Updating to the latest driver should have worked, but it's confusing that you're still getting this incompatibility warning. I am working on the reproduction, but that sanity check above would help.

g-laz77 commented 1 year ago
filename:       /lib/modules/5.10.157-139.675.amzn2.x86_64/kernel/drivers/neuron/neuron.ko
alias:          pci:v00001d0fd00007064sv*sd*bc*sc*i*
version:        2.8.4.0
license:        GPL
description:    Neuron Driver, built from SHA: 06b4257cef1dd9960e543b2cc7c208e178d02672
srcversion:     D4588D647975DE320C19276
depends:        
retpoline:      Y
name:           neuron
vermagic:       5.10.157-139.675.amzn2.x86_64 SMP mod_unload modversions 
parm:           use_rr:use readless reads (int)
parm:           nmetric_metric_post_delay:Minimum time to wait (in milliseconds) before posting metrics again (uint)
parm:           nmetric_log_posts:0: send metrics to CW, 1: send metrics to trace, >=2: send metrics to both (uint)
parm:           no_reset:Dont reset device (int)
parm:           nc_per_dev_param:Number of neuron cores (int)
parm:           mempool_min_alloc_size:Minimum size for memory allocation (int)
parm:           mempool_host_memory_size:Host memory to reserve(in bytes) (int)
parm:           dup_helper_enable:enable duplicate routing id unload helper (int)
parm:           wc_enable:enable write combining (int)
micwade-aws commented 1 year ago

@g-laz77 - Huzzah! Got some help tonight thanks to another Amazonian with the same issue and figured this out. Even though we've removed the old software and installed the new driver, the old driver is still running b/c the Jupyter process is holding a reference to it. Here's some quick steps to get out of this:

  1. Stop the Jupyter kernel
  2. Check if the neuron driver is loaded: lsmod | grep neuron
  3. If there's something loaded, execute this: sudo rmmod neuron
  4. Uninstall the driver package sudo yum remove aws-neuronx-dkms
  5. Install the driver package sudo yum install aws-neuronx-dkms
  6. Check if the neuron driver is loaded: lsmod | grep neuron

At this point, the old driver is truly removed (step 3) and the new driver would be running. If all of that seems okay, start the Jupyter kernel again - it will pick up using the new driver this time.

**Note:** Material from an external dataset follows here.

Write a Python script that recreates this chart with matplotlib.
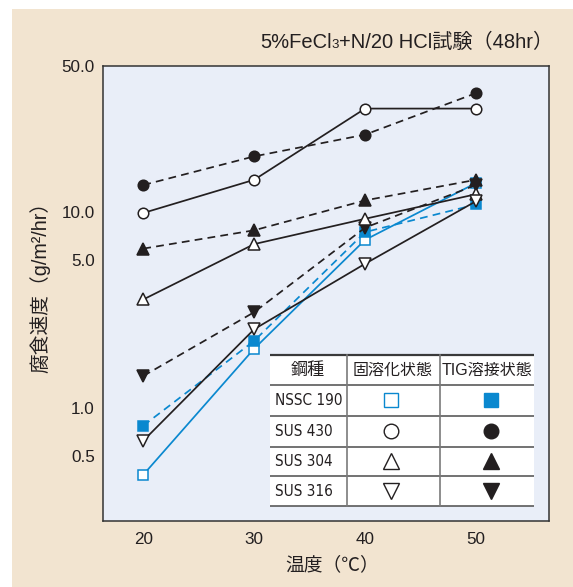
import numpy as np
import matplotlib
matplotlib.use("Agg")
import matplotlib.pyplot as plt
from matplotlib import font_manager as fm
from matplotlib.offsetbox import TextArea, HPacker, AnnotationBbox
from matplotlib.patches import Rectangle
from matplotlib.ticker import FixedLocator, FixedFormatter, NullLocator

# ---- data: corrosion rate (g/m2/hr) vs. temperature (deg C) ----
temps = [20, 30, 40, 50]

nssc190_sol = [0.38, 1.9, 6.7, 13.8]
nssc190_tig = [0.77, 2.07, 7.5, 10.9]
sus430_sol = [9.9, 14.3, 31.3, 31.3]
sus430_tig = [13.5, 18.5, 23.5, 37.1]
sus304_sol = [3.25, 6.3, 9.1, 12.2]
sus304_tig = [5.9, 7.7, 11.4, 14.3]
sus316_sol = [0.62, 2.35, 4.8, 11.3]
sus316_tig = [1.41, 2.83, 8.0, 13.5]

steel_grades = ["NSSC 190", "SUS 430", "SUS 304", "SUS 316"]
table_header = ["鋼種", "固溶化状態", "TIG溶接状態"]

x_ticks = [20, 30, 40, 50]
y_ticks = [0.5, 1.0, 5.0, 10.0, 50.0]
y_tick_labels = ["0.5", "1.0", "5.0", "10.0", "50.0"]

# printed height of each labelled gridline on the corrosion-rate axis
grid_height = [65.3, 113.5, 261.0, 308.7, 455.0]

# ---- styling ----
BLUE = "#0a88cf"
INK = "#231f20"
BEIGE = "#f2e4d0"
PANEL = "#e9eef8"

names = {f.name for f in fm.fontManager.ttflist}
LATIN = "Liberation Sans" if "Liberation Sans" in names else "DejaVu Sans"
FAM = [LATIN, "Noto Sans CJK JP", "DejaVu Sans"]
plt.rcParams["font.family"] = FAM


def find_condensed():
    """Return a FontProperties for an installed condensed sans face, or None."""
    prefer = ["Liberation Sans Narrow", "DejaVu Sans", "Roboto", "Noto Sans",
              "Open Sans", "Lato", "Inter"]
    found = []
    for f in fm.fontManager.ttflist:
        fname = f.fname.lower()
        narrow = ("narrow" in f.name.lower() or "condensed" in fname
                  or "narrow" in fname
                  or str(f.stretch) in ("condensed", "semi-condensed",
                                        "extra-condensed"))
        if not narrow or f.style != "normal":
            continue
        if "bold" in fname or "light" in fname or "mono" in fname \
                or "oblique" in fname or "italic" in fname or "serif" in fname:
            continue
        rank = next((i for i, p in enumerate(prefer) if f.name.startswith(p)), 99)
        found.append((rank, f.fname))
    if not found:
        return None
    found.sort()
    return fm.FontProperties(fname=found[0][1])


COND = find_condensed()

# ---- piecewise-logarithmic y scale following the printed grid ----
_lg = np.log10(y_ticks)
_h = np.asarray(grid_height, float)
_s_lo = (_h[1] - _h[0]) / (_lg[1] - _lg[0])
_s_hi = (_h[-1] - _h[-2]) / (_lg[-1] - _lg[-2])
_LX = np.concatenate([[_lg[0] - 40], _lg, [_lg[-1] + 40]])
_HX = np.concatenate([[_h[0] - 40 * _s_lo], _h, [_h[-1] + 40 * _s_hi]])


def rate_fwd(v):
    v = np.asarray(v, float)
    return np.interp(np.log10(np.clip(v, 1e-30, None)), _LX, _HX)


def rate_inv(h):
    return 10 ** np.interp(np.asarray(h, float), _HX, _LX)


W, H = 573, 587
fig = plt.figure(figsize=(W / 100, H / 100), dpi=100, facecolor="white")

# beige page panel
fig.patches.append(Rectangle((12 / W, 0), 1 - 12 / W, 1 - 9 / H,
                             transform=fig.transFigure, facecolor=BEIGE,
                             edgecolor="none", zorder=-10))

ax = fig.add_axes([103 / W, (H - 521) / H, 445.7 / W, 455 / H])
ax.set_facecolor(PANEL)
ax.set_yscale("function", functions=(rate_fwd, rate_inv))
ax.set_xlim(16.37, 56.55)
ax.set_ylim(float(rate_inv(0.0)), 50.0)

for sp in ax.spines.values():
    sp.set_color("#333333")
    sp.set_linewidth(1.1)

ax.xaxis.set_major_locator(FixedLocator(x_ticks))
ax.yaxis.set_major_locator(FixedLocator(y_ticks))
ax.yaxis.set_major_formatter(FixedFormatter(y_tick_labels))
ax.yaxis.set_minor_locator(NullLocator())
ax.xaxis.set_minor_locator(NullLocator())
ax.tick_params(axis="both", length=0, labelsize=12.3, labelcolor=INK)
ax.tick_params(axis="x", pad=8)
ax.tick_params(axis="y", pad=6)
for lab in ax.get_xticklabels() + ax.get_yticklabels():
    lab.set_family(FAM)

DASH = (0, (4.5, 3))
LW = 1.25

grade_marker = {"NSSC 190": "s", "SUS 430": "o", "SUS 304": "^", "SUS 316": "v"}
grade_color = {"NSSC 190": BLUE, "SUS 430": INK, "SUS 304": INK, "SUS 316": INK}
grade_ms = {"s": 7.5, "o": 7.6, "^": 8.6, "v": 8.6}


def style(grade, welded):
    c = grade_color[grade]
    m = grade_marker[grade]
    return dict(color=c, marker=m, markersize=grade_ms[m],
                markerfacecolor=c if welded else "white",
                markeredgecolor=c, markeredgewidth=1.1,
                linestyle=DASH if welded else "-", linewidth=LW)


series = [
    ("NSSC 190", False, nssc190_sol),
    ("NSSC 190", True, nssc190_tig),
    ("SUS 430", False, sus430_sol),
    ("SUS 430", True, sus430_tig),
    ("SUS 316", True, sus316_tig),
    ("SUS 304", True, sus304_tig),
    ("SUS 304", False, sus304_sol),
    ("SUS 316", False, sus316_sol),
]
for grade, welded, vals in series:
    ax.plot(temps, vals, **style(grade, welded), zorder=3)

# ---- title with subscript ----
tp = dict(fontsize=14.5, family=FAM, color=INK)
title = HPacker(children=[TextArea("5%FeCl", textprops=tp),
                          TextArea("3", textprops=dict(tp, fontsize=9.5)),
                          TextArea("+N/20 HCl試験（48hr）", textprops=tp)],
                align="baseline", pad=0, sep=0)
ab = AnnotationBbox(title, (553 / W, 1 - 42 / H), xycoords="figure fraction",
                    box_alignment=(1.0, 0.5), frameon=False, pad=0,
                    annotation_clip=False)
ax.add_artist(ab)

# ---- axis labels ----
fig.text(40 / W, 1 - 282 / H, "腐食速度（g/m²/hr）", rotation=90,
         ha="center", va="center", fontsize=14.2, color=INK, family=FAM)
fig.text(332 / W, 1 - 565 / H, "温度（℃）", ha="center", va="center",
         fontsize=13.5, color=INK, family=FAM)

# ---- symbol table ----
TW, TH = 264.0, 151.0
tax = fig.add_axes([270 / W, (H - 506) / H, TW / W, TH / H])
tax.set_xlim(0, TW)
tax.set_ylim(TH, 0)
tax.set_facecolor("white")
for sp in tax.spines.values():
    sp.set_visible(False)
tax.set_xticks([])
tax.set_yticks([])

row_edges = [0, 30, 60.7, 91.7, 121, 151]
col_edges = [0, 76.7, 170, TW]
for i, yy in enumerate(row_edges):
    tax.plot([0, TW], [yy, yy], color="#3a3a3a" if i == 0 else "#5a5a5a",
             lw=1.6 if i == 0 else 1.2, solid_capstyle="butt", clip_on=False)
for xx in col_edges[1:-1]:
    tax.plot([xx, xx], [0, TH], color="#7a7a7a", lw=1.2, clip_on=False)

hdr_x = [38, 123, 217]
hdr_size = [12.3, 11.5, 11.5]
for x, txt, fs in zip(hdr_x, table_header, hdr_size):
    tax.text(x, 15, txt, ha="center", va="center", fontsize=fs,
             color=INK, family=FAM)

sym_x = [121, 221]
tbl_ms = {"s": 10, "o": 10.5, "^": 11, "v": 11}
for r, grade in enumerate(steel_grades):
    yc = (row_edges[r + 1] + row_edges[r + 2]) / 2
    if COND is not None:
        fp = COND.copy()
        fp.set_size(11)
        tax.text(5, yc, grade, ha="left", va="center", color=INK,
                 fontproperties=fp)
    else:
        tax.text(5, yc, grade, ha="left", va="center", fontsize=10.5,
                 color=INK, family=FAM)
    for welded, x in zip([False, True], sym_x):
        st = style(grade, welded)
        m = st["marker"]
        edge = BLUE if grade == "NSSC 190" else INK
        tax.plot([x], [yc], linestyle="none", marker=m, markersize=tbl_ms[m],
                 markerfacecolor=st["markerfacecolor"], markeredgecolor=edge,
                 markeredgewidth=1.0)

fig.savefig("out.png", dpi=100, facecolor="white")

I'll write up some specific instructions for upgrading the Neuron Driver when using notebook instances asap, as well as, work with the team on possible improvements to avoid this issue entirely.

Let me know if you get stuck or if the above didn't help solve the problem.

g-laz77 commented 1 year ago

Hi @micwade-aws, the above solution helped clean up the neuronx-dkms package installation on the jupyter notebook.

Thanks a lot for all the help!! Really appreciate it!